START
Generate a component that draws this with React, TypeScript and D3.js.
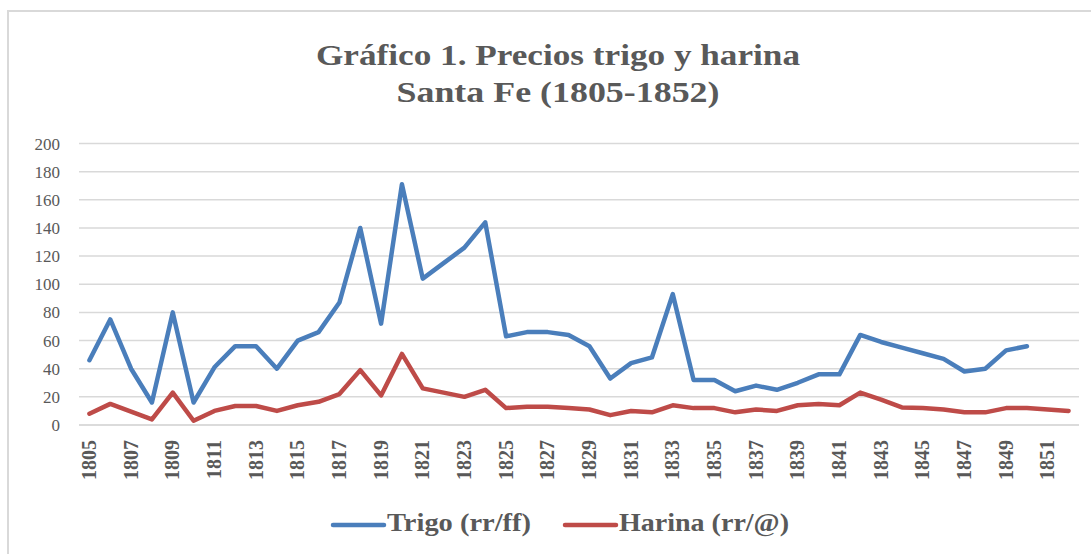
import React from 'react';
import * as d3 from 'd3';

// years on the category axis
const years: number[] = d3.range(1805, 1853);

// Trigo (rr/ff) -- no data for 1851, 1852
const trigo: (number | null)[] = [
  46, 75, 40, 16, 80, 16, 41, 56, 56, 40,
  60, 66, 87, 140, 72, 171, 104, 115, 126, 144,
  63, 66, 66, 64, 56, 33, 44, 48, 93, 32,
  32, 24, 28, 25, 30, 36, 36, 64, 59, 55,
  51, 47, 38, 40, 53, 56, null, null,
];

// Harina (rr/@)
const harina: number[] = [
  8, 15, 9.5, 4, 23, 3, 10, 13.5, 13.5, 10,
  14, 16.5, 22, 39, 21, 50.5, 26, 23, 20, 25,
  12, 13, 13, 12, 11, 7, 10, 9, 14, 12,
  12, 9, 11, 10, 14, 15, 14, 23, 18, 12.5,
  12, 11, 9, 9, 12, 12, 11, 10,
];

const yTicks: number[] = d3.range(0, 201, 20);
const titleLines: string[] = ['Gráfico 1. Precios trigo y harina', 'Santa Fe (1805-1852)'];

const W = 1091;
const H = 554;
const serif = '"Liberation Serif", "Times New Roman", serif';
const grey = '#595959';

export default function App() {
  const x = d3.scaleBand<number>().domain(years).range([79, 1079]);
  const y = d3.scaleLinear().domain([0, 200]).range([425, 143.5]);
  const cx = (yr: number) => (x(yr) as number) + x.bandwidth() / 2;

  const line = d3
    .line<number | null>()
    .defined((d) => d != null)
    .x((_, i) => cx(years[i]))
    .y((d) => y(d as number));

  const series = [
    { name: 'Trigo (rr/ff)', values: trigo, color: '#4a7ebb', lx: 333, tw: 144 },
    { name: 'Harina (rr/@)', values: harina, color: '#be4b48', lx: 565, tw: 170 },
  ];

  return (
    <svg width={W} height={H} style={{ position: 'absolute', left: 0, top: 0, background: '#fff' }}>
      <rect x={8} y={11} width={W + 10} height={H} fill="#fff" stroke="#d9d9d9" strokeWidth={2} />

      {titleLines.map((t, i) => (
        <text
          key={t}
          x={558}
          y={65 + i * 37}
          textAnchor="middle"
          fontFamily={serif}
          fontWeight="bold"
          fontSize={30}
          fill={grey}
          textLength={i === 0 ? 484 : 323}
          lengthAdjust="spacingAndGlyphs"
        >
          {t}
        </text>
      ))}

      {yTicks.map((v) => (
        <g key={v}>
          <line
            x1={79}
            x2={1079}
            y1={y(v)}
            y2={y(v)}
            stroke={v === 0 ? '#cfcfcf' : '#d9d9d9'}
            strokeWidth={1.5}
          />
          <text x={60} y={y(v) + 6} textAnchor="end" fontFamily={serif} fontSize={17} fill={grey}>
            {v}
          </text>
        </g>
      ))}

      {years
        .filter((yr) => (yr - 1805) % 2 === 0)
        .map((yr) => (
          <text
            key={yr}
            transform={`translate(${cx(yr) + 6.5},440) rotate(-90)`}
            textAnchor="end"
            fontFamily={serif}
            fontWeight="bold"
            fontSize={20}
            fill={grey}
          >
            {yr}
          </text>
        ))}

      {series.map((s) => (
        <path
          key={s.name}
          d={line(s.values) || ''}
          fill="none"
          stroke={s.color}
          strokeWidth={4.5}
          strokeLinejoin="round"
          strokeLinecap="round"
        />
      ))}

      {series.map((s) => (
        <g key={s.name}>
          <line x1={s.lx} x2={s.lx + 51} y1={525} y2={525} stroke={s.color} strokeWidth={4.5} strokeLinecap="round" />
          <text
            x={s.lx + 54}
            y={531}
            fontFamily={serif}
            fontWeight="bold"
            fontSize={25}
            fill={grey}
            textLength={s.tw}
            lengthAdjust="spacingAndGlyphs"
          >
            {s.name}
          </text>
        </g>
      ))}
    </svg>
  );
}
END
_PROBLEM TO SOLVE_.
Every line of the data above should be quoted exactly. Omit the pictures.

_ANSWER TO THIS EXERCISE_.
Generate a component that draws this with React, TypeScript and D3.js.
import React from 'react';
import * as d3 from 'd3';

// years on the category axis
const years: number[] = d3.range(1805, 1853);

// Trigo (rr/ff) -- no data for 1851, 1852
const trigo: (number | null)[] = [
  46, 75, 40, 16, 80, 16, 41, 56, 56, 40,
  60, 66, 87, 140, 72, 171, 104, 115, 126, 144,
  63, 66, 66, 64, 56, 33, 44, 48, 93, 32,
  32, 24, 28, 25, 30, 36, 36, 64, 59, 55,
  51, 47, 38, 40, 53, 56, null, null,
];

// Harina (rr/@)
const harina: number[] = [
  8, 15, 9.5, 4, 23, 3, 10, 13.5, 13.5, 10,
  14, 16.5, 22, 39, 21, 50.5, 26, 23, 20, 25,
  12, 13, 13, 12, 11, 7, 10, 9, 14, 12,
  12, 9, 11, 10, 14, 15, 14, 23, 18, 12.5,
  12, 11, 9, 9, 12, 12, 11, 10,
];

const yTicks: number[] = d3.range(0, 201, 20);
const titleLines: string[] = ['Gráfico 1. Precios trigo y harina', 'Santa Fe (1805-1852)'];

const W = 1091;
const H = 554;
const serif = '"Liberation Serif", "Times New Roman", serif';
const grey = '#595959';

export default function App() {
  const x = d3.scaleBand<number>().domain(years).range([79, 1079]);
  const y = d3.scaleLinear().domain([0, 200]).range([425, 143.5]);
  const cx = (yr: number) => (x(yr) as number) + x.bandwidth() / 2;

  const line = d3
    .line<number | null>()
    .defined((d) => d != null)
    .x((_, i) => cx(years[i]))
    .y((d) => y(d as number));

  const series = [
    { name: 'Trigo (rr/ff)', values: trigo, color: '#4a7ebb', lx: 333, tw: 144 },
    { name: 'Harina (rr/@)', values: harina, color: '#be4b48', lx: 565, tw: 170 },
  ];

  return (
    <svg width={W} height={H} style={{ position: 'absolute', left: 0, top: 0, background: '#fff' }}>
      <rect x={8} y={11} width={W + 10} height={H} fill="#fff" stroke="#d9d9d9" strokeWidth={2} />

      {titleLines.map((t, i) => (
        <text
          key={t}
          x={558}
          y={65 + i * 37}
          textAnchor="middle"
          fontFamily={serif}
          fontWeight="bold"
          fontSize={30}
          fill={grey}
          textLength={i === 0 ? 484 : 323}
          lengthAdjust="spacingAndGlyphs"
        >
          {t}
        </text>
      ))}

      {yTicks.map((v) => (
        <g key={v}>
          <line
            x1={79}
            x2={1079}
            y1={y(v)}
            y2={y(v)}
            stroke={v === 0 ? '#cfcfcf' : '#d9d9d9'}
            strokeWidth={1.5}
          />
          <text x={60} y={y(v) + 6} textAnchor="end" fontFamily={serif} fontSize={17} fill={grey}>
            {v}
          </text>
        </g>
      ))}

      {years
        .filter((yr) => (yr - 1805) % 2 === 0)
        .map((yr) => (
          <text
            key={yr}
            transform={`translate(${cx(yr) + 6.5},440) rotate(-90)`}
            textAnchor="end"
            fontFamily={serif}
            fontWeight="bold"
            fontSize={20}
            fill={grey}
          >
            {yr}
          </text>
        ))}

      {series.map((s) => (
        <path
          key={s.name}
          d={line(s.values) || ''}
          fill="none"
          stroke={s.color}
          strokeWidth={4.5}
          strokeLinejoin="round"
          strokeLinecap="round"
        />
      ))}

      {series.map((s) => (
        <g key={s.name}>
          <line x1={s.lx} x2={s.lx + 51} y1={525} y2={525} stroke={s.color} strokeWidth={4.5} strokeLinecap="round" />
          <text
            x={s.lx + 54}
            y={531}
            fontFamily={serif}
            fontWeight="bold"
            fontSize={25}
            fill={grey}
            textLength={s.tw}
            lengthAdjust="spacingAndGlyphs"
          >
            {s.name}
          </text>
        </g>
      ))}
    </svg>
  );
}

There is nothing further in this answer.